3. Several InSe heterostructures were fabricated, consisting of graphene, hBN, InSe, hBN and graphene stacked on each other. When voltage was applied between the outermost (graphene) layers, these devices produced electroluminescence, i.e. they worked as light emitting diodes (LEDs). Their current-voltage characteristics were compared with theoretical simulations developed by the Researcher. These results have been accepted to Nature Communications for publication. The characterization methods described in the manuscript could be exploited in the future to probe the finer features in a 2D device’s band structure. Furthermore, the appearance of electroluminescence demonstrated that InSe can be used in the fabrication of infrared LEDs, where the output wavelength varies with the number of layers.
4. Due to the moderate yield of working contacts and high quality devices, and the limited effectiveness of top gates to induce confinement, the fabrication procedure had to be further improved. A promising solution to these issues is to prepare each layer and stack them in an ultra-high vacuum (UHV) chamber, to avoid contamination and corrosion.

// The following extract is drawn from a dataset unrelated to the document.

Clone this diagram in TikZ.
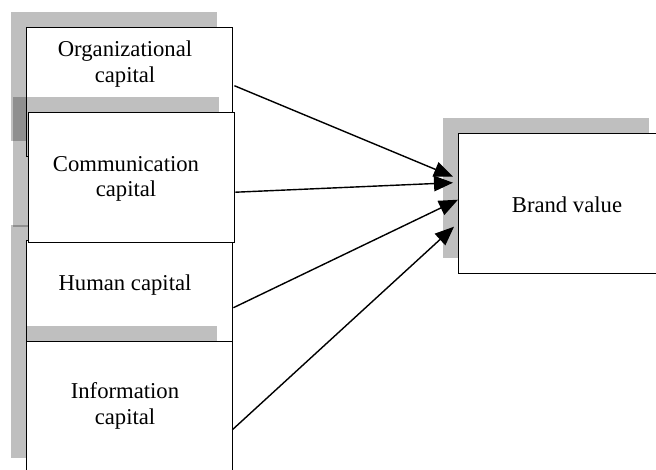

The Researcher successfully adapted a layer stacking technique used in atmosphere, and fabricated the first 2D samples in UHV. In general, these devices showed less contamination, while their electronic qualities were comparable to the best samples prepared in a glovebox, the cleanest environment before this approach.
Besides the publications mentioned above, these results have been widely disseminated in the form of lectures or poster presentations at several seminars, workshops, and international conferences, including Graphene Week 2018, or the Basel Workshop on 2D Materials 2018."